## begin
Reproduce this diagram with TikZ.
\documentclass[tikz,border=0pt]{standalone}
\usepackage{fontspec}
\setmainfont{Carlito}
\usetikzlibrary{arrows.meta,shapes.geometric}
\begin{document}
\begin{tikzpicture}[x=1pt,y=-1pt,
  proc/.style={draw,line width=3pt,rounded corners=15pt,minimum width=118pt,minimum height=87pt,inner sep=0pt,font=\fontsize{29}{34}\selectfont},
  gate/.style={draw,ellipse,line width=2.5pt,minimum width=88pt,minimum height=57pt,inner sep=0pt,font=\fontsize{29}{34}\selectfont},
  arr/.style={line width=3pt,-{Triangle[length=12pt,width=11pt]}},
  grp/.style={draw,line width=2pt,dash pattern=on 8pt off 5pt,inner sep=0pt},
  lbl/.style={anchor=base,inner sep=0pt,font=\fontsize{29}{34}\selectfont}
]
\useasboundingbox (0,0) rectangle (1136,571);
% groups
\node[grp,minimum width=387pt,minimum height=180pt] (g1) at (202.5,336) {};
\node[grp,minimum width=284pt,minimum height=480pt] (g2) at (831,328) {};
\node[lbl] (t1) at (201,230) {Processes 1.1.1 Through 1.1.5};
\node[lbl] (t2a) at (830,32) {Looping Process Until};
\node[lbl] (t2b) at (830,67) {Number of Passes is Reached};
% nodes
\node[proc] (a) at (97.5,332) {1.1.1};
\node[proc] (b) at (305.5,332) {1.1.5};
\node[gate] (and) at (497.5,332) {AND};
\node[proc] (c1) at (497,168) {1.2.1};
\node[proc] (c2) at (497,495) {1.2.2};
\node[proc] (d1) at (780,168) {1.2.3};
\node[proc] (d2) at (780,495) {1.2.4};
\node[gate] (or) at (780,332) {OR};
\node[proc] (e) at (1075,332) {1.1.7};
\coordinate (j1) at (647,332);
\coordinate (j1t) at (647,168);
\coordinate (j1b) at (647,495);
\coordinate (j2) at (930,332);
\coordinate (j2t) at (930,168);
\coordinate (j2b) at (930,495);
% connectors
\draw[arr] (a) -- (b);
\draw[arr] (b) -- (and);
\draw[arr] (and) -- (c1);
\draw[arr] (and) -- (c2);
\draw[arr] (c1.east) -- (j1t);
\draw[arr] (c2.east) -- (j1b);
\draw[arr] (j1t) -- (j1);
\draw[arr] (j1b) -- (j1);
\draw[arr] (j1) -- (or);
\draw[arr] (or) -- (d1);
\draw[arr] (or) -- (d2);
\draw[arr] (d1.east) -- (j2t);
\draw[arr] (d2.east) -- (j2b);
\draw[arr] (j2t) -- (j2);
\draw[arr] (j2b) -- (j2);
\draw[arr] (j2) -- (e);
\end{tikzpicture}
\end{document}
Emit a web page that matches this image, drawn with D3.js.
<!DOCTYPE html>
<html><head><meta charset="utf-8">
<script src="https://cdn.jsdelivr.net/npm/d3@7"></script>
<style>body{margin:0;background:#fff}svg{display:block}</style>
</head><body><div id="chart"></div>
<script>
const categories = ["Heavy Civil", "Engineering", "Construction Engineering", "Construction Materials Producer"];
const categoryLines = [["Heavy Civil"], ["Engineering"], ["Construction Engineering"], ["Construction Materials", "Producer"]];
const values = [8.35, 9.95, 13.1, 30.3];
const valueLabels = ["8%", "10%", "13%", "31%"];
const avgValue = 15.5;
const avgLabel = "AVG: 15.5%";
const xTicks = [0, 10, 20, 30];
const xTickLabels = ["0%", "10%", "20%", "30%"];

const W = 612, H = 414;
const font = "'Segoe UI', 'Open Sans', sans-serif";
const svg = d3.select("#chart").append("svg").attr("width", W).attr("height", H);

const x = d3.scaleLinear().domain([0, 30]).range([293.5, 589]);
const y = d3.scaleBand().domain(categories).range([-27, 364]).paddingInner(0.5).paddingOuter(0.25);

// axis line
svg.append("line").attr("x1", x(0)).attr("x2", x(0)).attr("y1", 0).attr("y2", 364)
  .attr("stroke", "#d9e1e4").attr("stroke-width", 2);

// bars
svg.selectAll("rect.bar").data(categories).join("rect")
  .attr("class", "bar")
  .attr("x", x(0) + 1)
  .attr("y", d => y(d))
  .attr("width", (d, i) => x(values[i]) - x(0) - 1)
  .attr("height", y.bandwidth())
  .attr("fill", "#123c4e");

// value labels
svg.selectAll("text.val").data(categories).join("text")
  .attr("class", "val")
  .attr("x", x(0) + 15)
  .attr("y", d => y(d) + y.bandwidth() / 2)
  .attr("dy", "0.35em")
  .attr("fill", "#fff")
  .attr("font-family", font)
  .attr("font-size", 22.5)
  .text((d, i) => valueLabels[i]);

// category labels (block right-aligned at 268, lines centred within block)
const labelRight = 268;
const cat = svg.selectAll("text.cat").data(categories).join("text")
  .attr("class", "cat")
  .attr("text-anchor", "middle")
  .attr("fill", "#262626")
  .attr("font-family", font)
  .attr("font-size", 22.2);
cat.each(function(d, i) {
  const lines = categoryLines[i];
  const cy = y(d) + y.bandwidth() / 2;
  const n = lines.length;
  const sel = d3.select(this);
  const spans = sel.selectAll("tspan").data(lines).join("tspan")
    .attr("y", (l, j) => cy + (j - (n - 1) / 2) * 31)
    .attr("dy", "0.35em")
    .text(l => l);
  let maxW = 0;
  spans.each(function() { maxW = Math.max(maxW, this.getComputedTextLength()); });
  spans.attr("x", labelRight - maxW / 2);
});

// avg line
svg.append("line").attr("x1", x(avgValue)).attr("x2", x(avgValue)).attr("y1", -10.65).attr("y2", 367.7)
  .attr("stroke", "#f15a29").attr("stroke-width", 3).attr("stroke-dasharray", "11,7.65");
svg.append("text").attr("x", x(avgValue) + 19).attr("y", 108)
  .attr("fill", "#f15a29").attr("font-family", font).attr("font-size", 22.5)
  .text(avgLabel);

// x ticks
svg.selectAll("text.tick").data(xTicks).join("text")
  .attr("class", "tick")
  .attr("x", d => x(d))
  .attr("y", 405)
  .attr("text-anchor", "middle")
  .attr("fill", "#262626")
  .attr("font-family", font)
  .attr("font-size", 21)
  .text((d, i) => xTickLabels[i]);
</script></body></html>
## end
## begin
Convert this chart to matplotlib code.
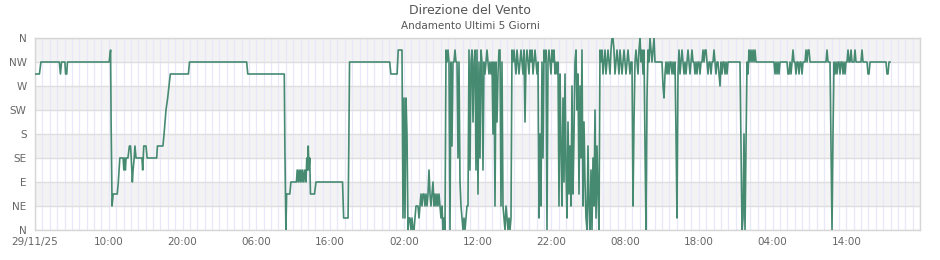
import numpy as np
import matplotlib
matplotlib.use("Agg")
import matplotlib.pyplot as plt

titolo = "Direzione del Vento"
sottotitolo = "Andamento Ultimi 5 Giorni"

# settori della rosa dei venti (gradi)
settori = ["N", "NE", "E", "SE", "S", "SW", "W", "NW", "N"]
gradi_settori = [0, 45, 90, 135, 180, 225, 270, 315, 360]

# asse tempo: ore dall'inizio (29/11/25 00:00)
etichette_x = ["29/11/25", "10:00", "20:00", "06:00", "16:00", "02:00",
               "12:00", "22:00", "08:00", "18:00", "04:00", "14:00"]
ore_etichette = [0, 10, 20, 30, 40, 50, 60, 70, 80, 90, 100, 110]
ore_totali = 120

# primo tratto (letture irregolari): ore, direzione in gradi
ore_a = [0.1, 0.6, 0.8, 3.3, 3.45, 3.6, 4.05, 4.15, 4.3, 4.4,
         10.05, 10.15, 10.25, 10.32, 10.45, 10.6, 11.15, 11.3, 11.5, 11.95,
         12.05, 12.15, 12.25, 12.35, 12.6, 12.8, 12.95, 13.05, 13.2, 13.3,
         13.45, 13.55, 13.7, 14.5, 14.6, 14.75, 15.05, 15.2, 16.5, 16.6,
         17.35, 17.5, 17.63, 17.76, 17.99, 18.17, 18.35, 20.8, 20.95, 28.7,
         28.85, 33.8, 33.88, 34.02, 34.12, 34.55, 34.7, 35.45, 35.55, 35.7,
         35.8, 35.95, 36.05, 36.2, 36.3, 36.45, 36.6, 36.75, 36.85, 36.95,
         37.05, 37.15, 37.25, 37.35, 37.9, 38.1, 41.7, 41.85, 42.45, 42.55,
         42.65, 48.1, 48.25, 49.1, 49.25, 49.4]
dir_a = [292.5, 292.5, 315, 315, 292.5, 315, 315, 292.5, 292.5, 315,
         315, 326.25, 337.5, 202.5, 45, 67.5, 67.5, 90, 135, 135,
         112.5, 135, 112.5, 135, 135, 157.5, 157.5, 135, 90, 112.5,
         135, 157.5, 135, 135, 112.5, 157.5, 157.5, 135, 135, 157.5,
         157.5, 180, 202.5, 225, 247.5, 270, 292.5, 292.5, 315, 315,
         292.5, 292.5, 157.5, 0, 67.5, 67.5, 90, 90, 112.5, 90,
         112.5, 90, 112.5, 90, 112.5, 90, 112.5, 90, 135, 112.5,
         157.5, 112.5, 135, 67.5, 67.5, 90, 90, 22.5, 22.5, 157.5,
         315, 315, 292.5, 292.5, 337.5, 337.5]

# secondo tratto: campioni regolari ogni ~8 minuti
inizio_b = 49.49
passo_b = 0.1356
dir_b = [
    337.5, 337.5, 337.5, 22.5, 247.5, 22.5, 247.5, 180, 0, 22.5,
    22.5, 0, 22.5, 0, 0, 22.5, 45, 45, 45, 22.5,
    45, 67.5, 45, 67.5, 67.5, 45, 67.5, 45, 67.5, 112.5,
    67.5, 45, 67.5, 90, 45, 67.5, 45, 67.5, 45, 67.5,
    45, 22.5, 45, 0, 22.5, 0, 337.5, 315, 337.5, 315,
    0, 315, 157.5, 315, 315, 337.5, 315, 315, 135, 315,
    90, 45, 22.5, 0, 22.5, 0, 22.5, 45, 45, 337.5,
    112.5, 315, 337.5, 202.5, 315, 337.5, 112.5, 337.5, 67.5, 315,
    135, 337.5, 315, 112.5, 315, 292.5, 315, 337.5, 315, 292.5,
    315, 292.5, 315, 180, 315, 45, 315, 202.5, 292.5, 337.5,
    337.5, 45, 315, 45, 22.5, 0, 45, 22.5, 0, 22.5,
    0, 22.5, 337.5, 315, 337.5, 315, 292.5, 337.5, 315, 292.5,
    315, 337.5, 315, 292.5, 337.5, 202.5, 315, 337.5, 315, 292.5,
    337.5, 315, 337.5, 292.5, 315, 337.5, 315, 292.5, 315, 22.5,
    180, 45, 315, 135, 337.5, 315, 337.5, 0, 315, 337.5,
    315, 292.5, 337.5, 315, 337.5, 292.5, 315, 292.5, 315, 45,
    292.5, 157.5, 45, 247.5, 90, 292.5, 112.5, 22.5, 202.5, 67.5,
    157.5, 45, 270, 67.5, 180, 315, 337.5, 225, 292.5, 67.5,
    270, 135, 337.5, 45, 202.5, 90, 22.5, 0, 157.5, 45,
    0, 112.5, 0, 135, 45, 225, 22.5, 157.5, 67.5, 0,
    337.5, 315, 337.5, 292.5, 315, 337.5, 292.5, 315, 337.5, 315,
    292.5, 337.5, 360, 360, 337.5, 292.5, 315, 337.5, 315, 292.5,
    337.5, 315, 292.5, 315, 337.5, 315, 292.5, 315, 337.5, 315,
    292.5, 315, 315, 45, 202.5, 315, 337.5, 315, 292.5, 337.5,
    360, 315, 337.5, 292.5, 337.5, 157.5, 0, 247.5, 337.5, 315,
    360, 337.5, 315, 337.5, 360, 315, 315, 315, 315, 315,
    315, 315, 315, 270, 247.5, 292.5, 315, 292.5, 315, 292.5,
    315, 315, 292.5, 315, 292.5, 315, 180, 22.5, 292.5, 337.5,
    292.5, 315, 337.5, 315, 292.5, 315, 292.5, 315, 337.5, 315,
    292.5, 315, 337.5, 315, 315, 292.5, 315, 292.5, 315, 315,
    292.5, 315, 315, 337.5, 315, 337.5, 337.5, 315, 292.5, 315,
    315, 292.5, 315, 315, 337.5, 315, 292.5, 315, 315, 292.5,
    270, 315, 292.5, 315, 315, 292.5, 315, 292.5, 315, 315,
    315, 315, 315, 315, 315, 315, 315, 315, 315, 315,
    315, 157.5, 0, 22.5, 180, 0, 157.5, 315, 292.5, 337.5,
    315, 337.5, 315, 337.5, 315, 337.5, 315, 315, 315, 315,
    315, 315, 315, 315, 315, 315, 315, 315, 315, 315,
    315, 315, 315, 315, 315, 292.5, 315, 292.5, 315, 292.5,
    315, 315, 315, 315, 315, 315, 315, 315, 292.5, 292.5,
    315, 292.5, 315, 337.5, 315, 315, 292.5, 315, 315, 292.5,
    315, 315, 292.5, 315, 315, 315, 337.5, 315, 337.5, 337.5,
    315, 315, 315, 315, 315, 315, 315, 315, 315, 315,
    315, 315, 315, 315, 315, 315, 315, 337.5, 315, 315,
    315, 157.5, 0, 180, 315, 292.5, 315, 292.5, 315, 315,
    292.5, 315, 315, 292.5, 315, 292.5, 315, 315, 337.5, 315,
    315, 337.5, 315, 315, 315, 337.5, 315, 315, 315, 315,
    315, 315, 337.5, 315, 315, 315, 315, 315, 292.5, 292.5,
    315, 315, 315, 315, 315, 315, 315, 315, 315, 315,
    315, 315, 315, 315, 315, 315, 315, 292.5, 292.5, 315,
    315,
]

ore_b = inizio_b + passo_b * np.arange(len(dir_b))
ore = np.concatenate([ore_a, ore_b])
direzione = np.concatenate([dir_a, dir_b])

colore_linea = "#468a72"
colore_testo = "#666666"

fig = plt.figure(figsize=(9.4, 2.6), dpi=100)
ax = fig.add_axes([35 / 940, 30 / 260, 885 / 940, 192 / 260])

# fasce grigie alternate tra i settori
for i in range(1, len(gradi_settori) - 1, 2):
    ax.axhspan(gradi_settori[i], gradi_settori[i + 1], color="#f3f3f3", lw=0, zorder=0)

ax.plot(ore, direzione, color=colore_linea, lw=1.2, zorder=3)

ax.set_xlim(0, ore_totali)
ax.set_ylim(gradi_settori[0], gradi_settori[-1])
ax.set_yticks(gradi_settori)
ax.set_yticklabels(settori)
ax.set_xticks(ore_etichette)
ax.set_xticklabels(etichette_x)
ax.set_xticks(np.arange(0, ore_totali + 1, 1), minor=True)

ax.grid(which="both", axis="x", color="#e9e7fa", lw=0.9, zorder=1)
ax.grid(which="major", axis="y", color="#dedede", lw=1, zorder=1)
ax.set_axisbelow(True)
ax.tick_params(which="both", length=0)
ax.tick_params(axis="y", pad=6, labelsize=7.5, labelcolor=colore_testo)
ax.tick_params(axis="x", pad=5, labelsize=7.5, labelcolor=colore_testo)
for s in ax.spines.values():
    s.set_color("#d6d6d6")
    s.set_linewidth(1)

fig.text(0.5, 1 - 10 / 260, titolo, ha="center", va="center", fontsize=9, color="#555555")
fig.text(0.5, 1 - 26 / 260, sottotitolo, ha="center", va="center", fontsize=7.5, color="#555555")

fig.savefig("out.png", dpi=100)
## end
> [Goal]:
Leave out the pictures, and copy only the lines from the one holding "Convert this chart to matplotlib code." through the one holding "ore_totali = 120", exactly as written.

> [Finished task]:
Convert this chart to matplotlib code.
import numpy as np
import matplotlib
matplotlib.use("Agg")
import matplotlib.pyplot as plt

titolo = "Direzione del Vento"
sottotitolo = "Andamento Ultimi 5 Giorni"

# settori della rosa dei venti (gradi)
settori = ["N", "NE", "E", "SE", "S", "SW", "W", "NW", "N"]
gradi_settori = [0, 45, 90, 135, 180, 225, 270, 315, 360]

# asse tempo: ore dall'inizio (29/11/25 00:00)
etichette_x = ["29/11/25", "10:00", "20:00", "06:00", "16:00", "02:00",
               "12:00", "22:00", "08:00", "18:00", "04:00", "14:00"]
ore_etichette = [0, 10, 20, 30, 40, 50, 60, 70, 80, 90, 100, 110]
ore_totali = 120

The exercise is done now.